Best practice dictates that each directory listed in the audit_control file should be a separate filesystem and should be used only for audit records. Since it is a normal UFS filesystem, you can use logical volume management software to mirror the filesystems and protect your audit data and your normal backup software to preserve and archive the data.

Once a directory has less than minfree percentage space remaining, auditd will start a new audit file in the next directory with enough space (ie less than minfree). On doing this it runs the /etc/security/audit_warn script which sends an email to the members of the audit_warn alias. When each filesystem listed has reached minfree it will then start back at the first and fill it until no space is available - a further warning will be sent by audit_warn saying that the hard limit has been reached.

Once all filesystems have been filled another audit policy comes into place. At this point in time, one of two things should be done: the audit records that can't be written should be dropped, but a count should be kept and when space is available a entry saying how many lost audit records there were should be written. For some sites this is not acceptable and it is better to stop the system from functioning until space is available. To change this policy from the default of count to suspending processing run:

 
	# auditconfig -setpolicy -cnt 
 

To make this the default, remove the line in /etc/security/audit_startup that has -setpolicy +cnt.

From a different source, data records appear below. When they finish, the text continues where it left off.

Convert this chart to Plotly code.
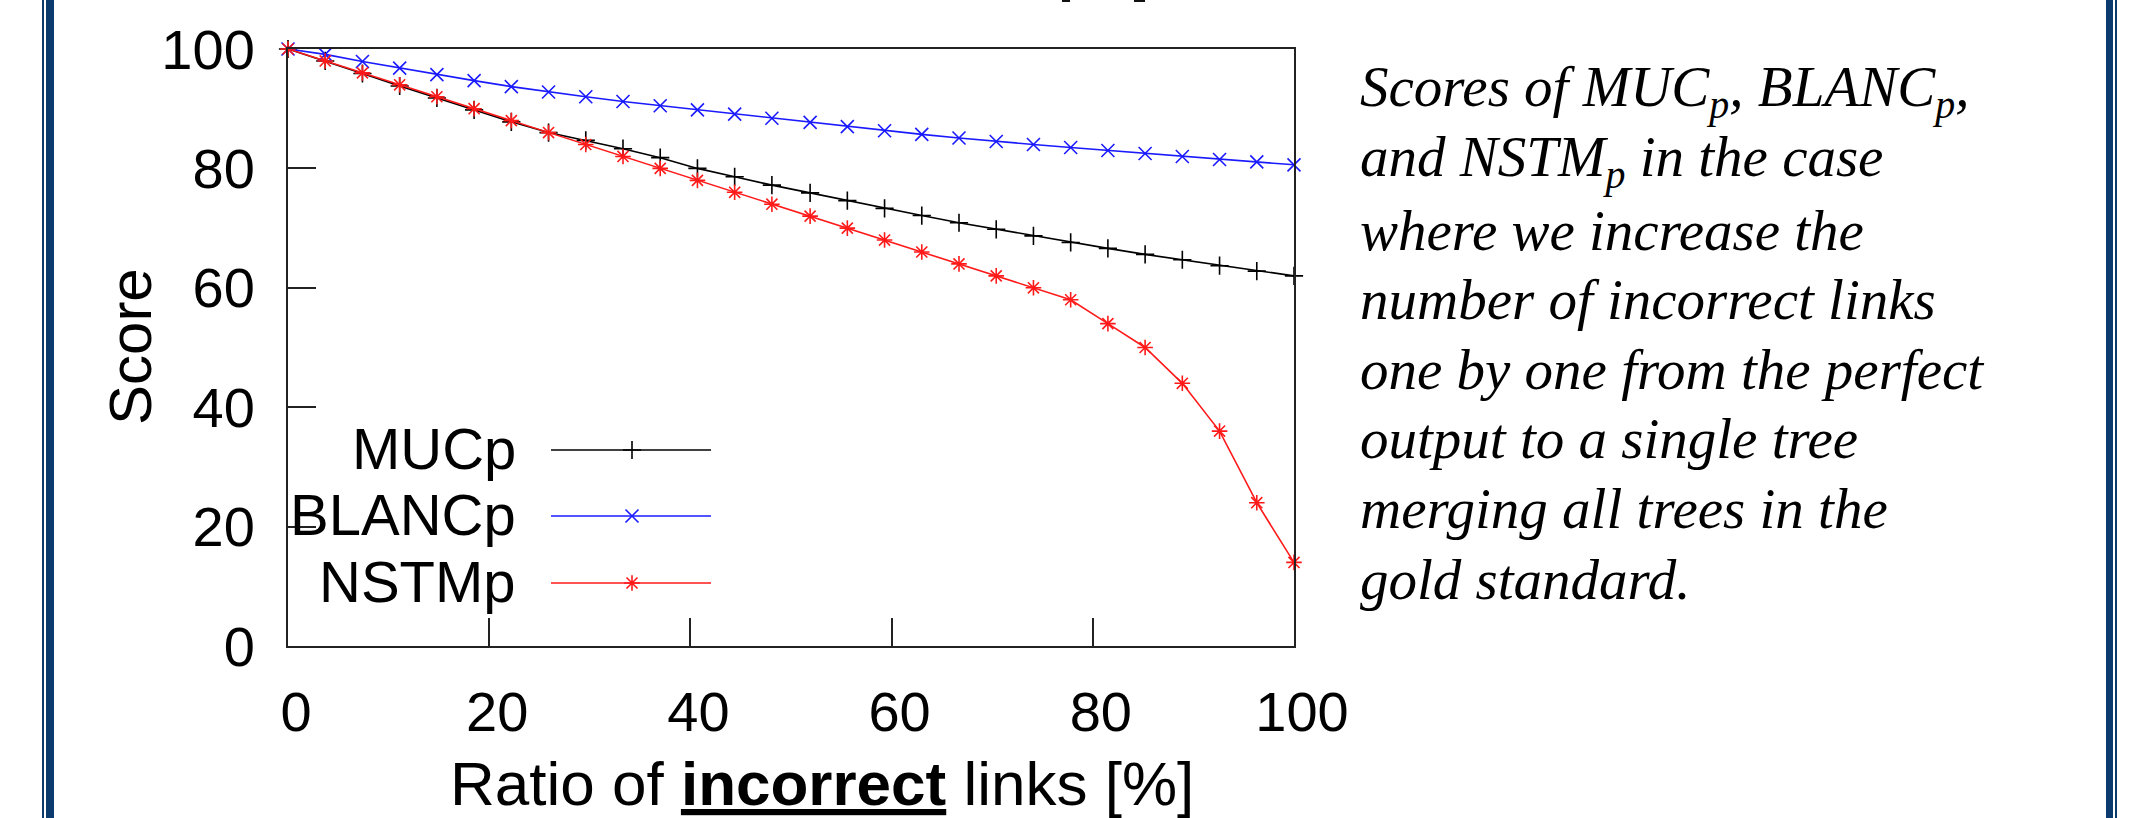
import plotly.graph_objects as go

# ---------------- data ----------------
ratio = [0, 3.7, 7.4, 11.1, 14.8, 18.5, 22.2, 25.9, 29.6, 33.3, 37.0, 40.7, 44.4, 48.1,
         51.9, 55.6, 59.3, 63.0, 66.7, 70.4, 74.1, 77.8, 81.5, 85.2, 88.9, 92.6, 96.3, 100]
muc_p = [100, 98.0, 95.9, 93.8, 91.8, 89.8, 87.8, 86.0, 84.7, 83.3, 81.8, 80.0, 78.6, 77.2,
         75.9, 74.6, 73.3, 72.1, 70.9, 69.8, 68.7, 67.6, 66.6, 65.6, 64.7, 63.7, 62.8, 62.0]
blanc_p = [100, 99.1, 97.9, 96.8, 95.7, 94.7, 93.7, 92.8, 92.0, 91.2, 90.5, 89.8, 89.1, 88.4,
           87.7, 87.0, 86.3, 85.7, 85.1, 84.5, 84.0, 83.5, 83.0, 82.5, 82.0, 81.5, 81.1, 80.6]
nstm_p = [100, 98, 96, 94, 92, 90, 88, 86, 84, 82, 80, 78, 76, 74,
          72, 70, 68, 66, 64, 62, 60, 58, 54, 50, 44, 36, 24, 14]

series_names = ["MUCp", "BLANCp", "NSTMp"]
series_values = [muc_p, blanc_p, nstm_p]
series_colors = ["#000000", "#1a1aff", "#ff1a1a"]
series_symbols = ["cross-thin", "x-thin", "asterisk"]

x_ticks = [0, 20, 40, 60, 80, 100]
y_ticks = [0, 20, 40, 60, 80, 100]

caption_lines = [
    "Scores of MUC<sub>p</sub>, BLANC<sub>p</sub>,",
    "and NSTM<sub>p</sub> in the case",
    "where we increase the",
    "number of incorrect links",
    "one by one from the perfect",
    "output to a single tree",
    "merging all trees in the",
    "gold standard.",
]

# ---------------- layout geometry (pixels) ----------------
W, H = 2129, 818
PL, PR, PT, PB = 288, 1294, 49, 646   # plot area edges


def px_x(p):
    return (p - PL) / (PR - PL)


def px_y(p):
    return (PB - p) / (PB - PT)


SANS = "Liberation Sans, Arial, sans-serif"
SERIF = "Liberation Serif, Times New Roman, serif"

fig = go.Figure()

for name, vals, col, sym in zip(series_names, series_values, series_colors, series_symbols):
    fig.add_trace(go.Scatter(
        x=ratio, y=vals, name=name, mode="lines+markers",
        line=dict(color=col, width=1.6),
        marker=dict(symbol=sym, size=13, color=col, line=dict(color=col, width=1.6)),
        cliponaxis=False, showlegend=False,
    ))

# ---- custom legend (text on the left, sample on the right), in pixel axes ----
LEG_TEXT_RIGHT = 518
LEG_LINE_X0, LEG_LINE_X1, LEG_MARK_X = 551, 711, 632
LEG_ROWS_Y = [450, 516, 583]
for name, col, sym, ly in zip(series_names, series_colors, series_symbols, LEG_ROWS_Y):
    fig.add_trace(go.Scatter(
        x=[LEG_LINE_X0, LEG_LINE_X1], y=[ly, ly], mode="lines",
        line=dict(color=col, width=1.6), xaxis="x2", yaxis="y2",
        showlegend=False, hoverinfo="skip", cliponaxis=False,
    ))
    fig.add_trace(go.Scatter(
        x=[LEG_MARK_X], y=[ly], mode="markers",
        marker=dict(symbol=sym, size=13, color=col, line=dict(color=col, width=1.6)),
        xaxis="x2", yaxis="y2", showlegend=False, hoverinfo="skip", cliponaxis=False,
    ))

annotations = []
for name, ly in zip(series_names, LEG_ROWS_Y):
    annotations.append(dict(
        x=LEG_TEXT_RIGHT, y=ly - 2, xref="x2", yref="y2", text=name, showarrow=False,
        xanchor="right", yanchor="middle", font=dict(family=SANS, size=58, color="black"),
    ))

# axis titles
annotations.append(dict(
    x=px_x(822), y=px_y(783), xref="paper", yref="paper",
    text="Ratio of <b><u>incorrect</u></b> links [%]", showarrow=False,
    xanchor="center", yanchor="middle", font=dict(family=SANS, size=62, color="black"),
))
annotations.append(dict(
    x=px_x(130), y=px_y(347), xref="paper", yref="paper", text="Score",
    showarrow=False, textangle=-90, xanchor="center", yanchor="middle",
    font=dict(family=SANS, size=60, color="black"),
))

# caption text lines
CAP_X = 1358
CAP_BASELINES = [110, 180, 250, 318, 388, 458, 528, 598]
for txt, bl in zip(caption_lines, CAP_BASELINES):
    annotations.append(dict(
        x=px_x(CAP_X), y=px_y(bl - 19), xref="paper", yref="paper", text=f"<i>{txt}</i>",
        showarrow=False, xanchor="left", yanchor="middle",
        font=dict(family=SERIF, size=57, color="black"),
    ))

# ---- decorative page borders ----
BORDER = "#0b3a6e"
shapes = []
for x0, x1 in [(42, 44), (46, 54), (2106, 2113), (2115, 2117)]:
    shapes.append(dict(type="rect", xref="paper", yref="paper",
                       x0=px_x(x0), x1=px_x(x1), y0=px_y(H + 5), y1=px_y(-5),
                       fillcolor=BORDER, line=dict(width=0), layer="above"))
# tiny cut-off glyph bottoms at the top edge
for x0, x1 in [(1062, 1070), (1134, 1145)]:
    shapes.append(dict(type="rect", xref="paper", yref="paper",
                       x0=px_x(x0), x1=px_x(x1), y0=px_y(2), y1=px_y(-2),
                       fillcolor="#111111", line=dict(width=0)))

axis_font = dict(family=SANS, size=56, color="black")
fig.update_layout(
    width=W, height=H, autosize=False,
    margin=dict(l=PL, r=W - PR, t=PT, b=H - PB, pad=0),
    paper_bgcolor="white", plot_bgcolor="white",
    showlegend=False,
    xaxis=dict(range=[0, 100], tickvals=x_ticks, ticktext=[str(v) for v in x_ticks],
               ticks="inside", ticklen=28, tickwidth=2, tickcolor="#222",
               showline=True, linecolor="#222", linewidth=2, mirror=True,
               showgrid=False, zeroline=False, tickfont=axis_font,
               ticklabelstandoff=16, ticklabelshift=8, fixedrange=True),
    yaxis=dict(range=[0, 100], tickvals=y_ticks, ticktext=[str(v) for v in y_ticks],
               ticks="inside", ticklen=28, tickwidth=2, tickcolor="#222",
               showline=True, linecolor="#222", linewidth=2, mirror=True,
               showgrid=False, zeroline=False, tickfont=axis_font,
               ticklabelstandoff=20, fixedrange=True),
    xaxis2=dict(range=[PL, PR], overlaying="x", visible=False, fixedrange=True),
    yaxis2=dict(range=[PB, PT], overlaying="y", visible=False, fixedrange=True),
    annotations=annotations,
    shapes=shapes,
)

fig.write_html("out.html", config={"displayModeBar": False},
               post_script="document.body.style.margin='0';")
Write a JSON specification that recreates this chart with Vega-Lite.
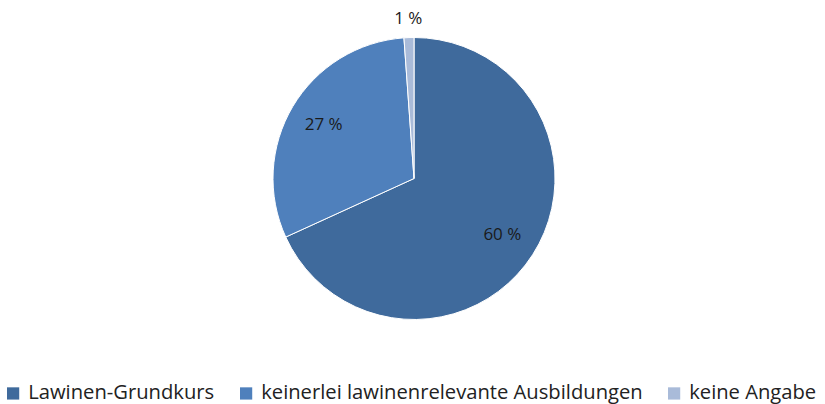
{
  "$schema": "https://vega.github.io/schema/vega-lite/v6.json",
  "width": 825,
  "height": 404,
  "autosize": {"type": "fit", "contains": "padding"},
  "padding": {"left": 3, "right": 0, "top": 0, "bottom": 0},
  "background": "white",
  "config": {"view": {"stroke": null}, "font": "Open Sans"},
  "data": {
    "values": [
      {"kategorie": "Lawinen-Grundkurs", "wert": 60, "label": "60  %", "ord": 1},
      {"kategorie": "keinerlei lawinenrelevante Ausbildungen", "wert": 27, "label": "27 %", "ord": 2},
      {"kategorie": "keine Angabe", "wert": 1, "label": "1 %", "ord": 3}
    ]
  },
  "encoding": {
    "theta": {"field": "wert", "type": "quantitative", "stack": true},
    "order": {"field": "ord", "type": "quantitative"},
    "color": {
      "field": "kategorie",
      "type": "nominal",
      "scale": {
        "domain": ["Lawinen-Grundkurs", "keinerlei lawinenrelevante Ausbildungen", "keine Angabe"],
        "range": ["#3F6A9C", "#4F80BC", "#A9BBD9"]
      },
      "legend": {
        "orient": "bottom",
        "direction": "horizontal",
        "title": null,
        "symbolType": "square",
        "symbolSize": 150,
        "symbolStrokeWidth": 0,
        "labelFontSize": 20.2,
        "labelFont": "Open Sans",
        "labelColor": "#222222",
        "labelLimit": 0,
        "columnPadding": 21,
        "labelOffset": 5,
        "offset": 26
      }
    }
  },
  "layer": [
    {
      "mark": {"type": "arc", "outerRadius": 141, "stroke": "white", "strokeWidth": 1}
    },
    {
      "mark": {"type": "text", "radius": 105, "fontSize": 17, "font": "Open Sans", "color": "#1a1a1a"},
      "encoding": {
        "text": {"condition": {"test": "datum.wert >= 5", "field": "label"}, "value": ""},
        "color": {"value": "#1a1a1a"}
      }
    },
    {
      "mark": {"type": "text", "radius": 160, "fontSize": 17, "font": "Open Sans", "color": "#1a1a1a"},
      "encoding": {
        "text": {"condition": {"test": "datum.wert < 5", "field": "label"}, "value": ""},
        "color": {"value": "#1a1a1a"}
      }
    }
  ]
}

Note that auditconfig(1M) says that suspending is the default. This is true; however, the configuration setup by running bsmconv adds an entry to audit_startup that sets the count policy so the default for Solaris is actually to count rather than suspend.

Summary

This article has discussed the basic setup of SunSHIELD BSM auditing and basic analysis and management of the audit trail. The configuration of BSM, details of a working configuration, and management of the configuration were covered. And finally, links were provided to further the knowledge and sharpen the learning curve of the reader.